Anan Creek is a unique spot because of the interaction between black and brown bears. Generally, brown bears run off the smaller black bears and the two species don’t share habitat. But at Anan Creek, most of the brown bears are adolescents, and the large, adult black bears don’t always back off. So you may spot brown and black bears fishing the same hole for pink salmon!
You’ll be dropped off at the beach, where a Ranger from the U.S. Forest Service will greet you and give you an orientation. Generally, there are three Rangers working at the Observatory, but they aren’t guides. You can hire a guiding service, but that is completely separate from the rangers. You’ll need good raingear and boots and drinking water. No food or drink other than water is permitted!

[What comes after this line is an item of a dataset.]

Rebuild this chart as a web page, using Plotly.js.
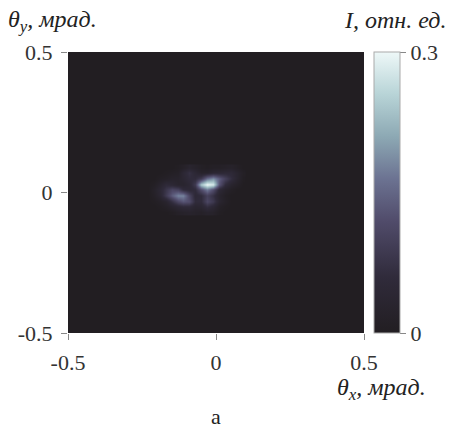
<!DOCTYPE html>
<html><head><meta charset="utf-8">
<script src="https://cdn.plot.ly/plotly-3.0.1.min.js"></script>
<style>html,body{margin:0;padding:0;background:#fff;}</style>
</head><body>
<div id="chart" style="width:451px;height:428px;"></div>
<script>
// theta_x grid (mrad) of the intensity patch
const thetaX = [-0.23,-0.21,-0.19,-0.17,-0.15,-0.13,-0.11,-0.09,-0.07,-0.05,-0.03,-0.01,0.01,0.03,0.05,0.07,0.09];
// theta_y grid (mrad)
const thetaY = [-0.07,-0.05,-0.03,-0.01,0.01,0.03,0.05,0.07,0.09];
// relative intensity I (rows follow thetaY, columns follow thetaX)
const intensity = [
  [0,0,0,0,0.005,0.015,0.02,0.025,0.02,0.015,0.025,0.02,0.005,0,0,0,0],
  [0,0,0.005,0.015,0.03,0.045,0.055,0.055,0.035,0.04,0.065,0.045,0.015,0.005,0,0,0],
  [0,0.005,0.015,0.03,0.07,0.11,0.13,0.12,0.06,0.06,0.11,0.085,0.035,0.015,0,0,0],
  [0,0.015,0.04,0.09,0.14,0.18,0.18,0.11,0.05,0.06,0.10,0.07,0.03,0.01,0,0,0],
  [0,0.02,0.045,0.08,0.11,0.10,0.06,0.05,0.06,0.12,0.17,0.12,0.05,0.025,0.01,0,0],
  [0,0.01,0.03,0.055,0.045,0.03,0.03,0.045,0.09,0.24,0.30,0.28,0.13,0.06,0.03,0.015,0],
  [0,0,0.01,0.015,0.025,0.025,0.04,0.06,0.06,0.09,0.16,0.19,0.14,0.10,0.065,0.03,0.005],
  [0,0,0,0.005,0.01,0.015,0.045,0.07,0.045,0.025,0.025,0.04,0.045,0.05,0.05,0.03,0.01],
  [0,0,0,0,0,0.005,0.015,0.03,0.02,0.01,0.005,0.01,0.01,0.015,0.02,0.01,0]
];
const axisTicks = [-0.5, 0, 0.5];
const axisTickText = ['-0.5', '0', '0.5'];
const cbarTicks = [0, 0.3];
const cbarTickText = ['0', '0.3'];

const bg = '#221e22';
const serif = 'Liberation Serif, serif';

const trace = {
  type: 'heatmap',
  x: thetaX, y: thetaY, z: intensity,
  zmin: 0, zmax: 0.3,
  zsmooth: 'best',
  colorscale: [
    [0, bg],[0.2,'#302b3b'],[0.4,'#514c6b'],[0.55,'#6c7392'],
    [0.7,'#8da9b4'],[0.85,'#b8d4d7'],[1,'#eef8f8']
  ],
  hoverinfo: 'skip',
  colorbar: {
    x: 1.033, xanchor: 'left', xpad: 0, ypad: 0,
    y: 0.5, yanchor: 'middle', len: 1, lenmode: 'fraction',
    thickness: 26, thicknessmode: 'pixels',
    outlinewidth: 1, outlinecolor: '#aaaaaa',
    ticks: 'outside', ticklen: 6, tickcolor: '#888',
    tickvals: cbarTicks, ticktext: cbarTickText,
    tickfont: {family: serif, size: 22, color: '#333'}
  }
};

const layout = {
  width: 451, height: 428,
  margin: {l: 68, r: 84, t: 52, b: 95},
  paper_bgcolor: '#fff', plot_bgcolor: bg,
  font: {family: serif},
  showlegend: false,
  xaxis: {
    range: [-0.5, 0.5], tickvals: axisTicks, ticktext: axisTickText,
    ticks: 'outside', ticklen: 6, tickcolor: '#888',
    showgrid: false, zeroline: false, showline: false,
    ticklabelstandoff: 4,
    tickfont: {family: serif, size: 22, color: '#333'}
  },
  yaxis: {
    range: [-0.5, 0.5], tickvals: axisTicks, ticktext: axisTickText,
    ticks: 'outside', ticklen: 6, tickcolor: '#888',
    showgrid: false, zeroline: false, showline: false,
    ticklabelstandoff: 4,
    tickfont: {family: serif, size: 22, color: '#333'}
  },
  annotations: [
    {text: '<i>θ<sub>y</sub>, мрад.</i>', xref: 'paper', yref: 'paper',
     x: -0.21, y: 1.05, xanchor: 'left', yanchor: 'bottom', showarrow: false,
     font: {family: serif, size: 24, color: '#222'}},
    {text: '<i>I, отн. ед.</i>', xref: 'paper', yref: 'paper',
     x: 1.285, y: 1.06, xanchor: 'right', yanchor: 'bottom', showarrow: false,
     font: {family: serif, size: 24, color: '#222'}},
    {text: '<i>θ<sub>x</sub>, мрад.</i>', xref: 'paper', yref: 'paper',
     x: 1.216, y: -0.138, xanchor: 'right', yanchor: 'top', showarrow: false,
     font: {family: serif, size: 24, color: '#222'}},
    {text: 'а', xref: 'paper', yref: 'paper',
     x: 0.5, y: -0.245, xanchor: 'center', yanchor: 'top', showarrow: false,
     font: {family: serif, size: 22, color: '#222'}}
  ]
};

Plotly.newPlot('chart', [trace], layout, {displayModeBar: false, staticPlot: true});
</script>
</body></html>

After your orientation, you’ll follow a ½ mile trail through the forest to the observatory, which is little more than a platform, a small covered area and a photo blind. Most bears are spotted from this viewing area, but you could run into bears on your hike. There is also a photo blind, which you can sign up for at the platform. 4-6 people use it at a time for ½ hour and it affords really up close access for great photos.
The observatory is open from 8am to 6pm. There is a very simple Forest Service cabin for rent on the Bay, if you want to spend more time here.
60 permits are issued per day and are required July 5-Aug 25. They are available at the trailhead, or you can call ahead of time. 907-874-2323. Know that July permits are usually all taken by the beginning of May. So it is wise to book ahead of time, or go with a guiding company, because their permits are secured in advance.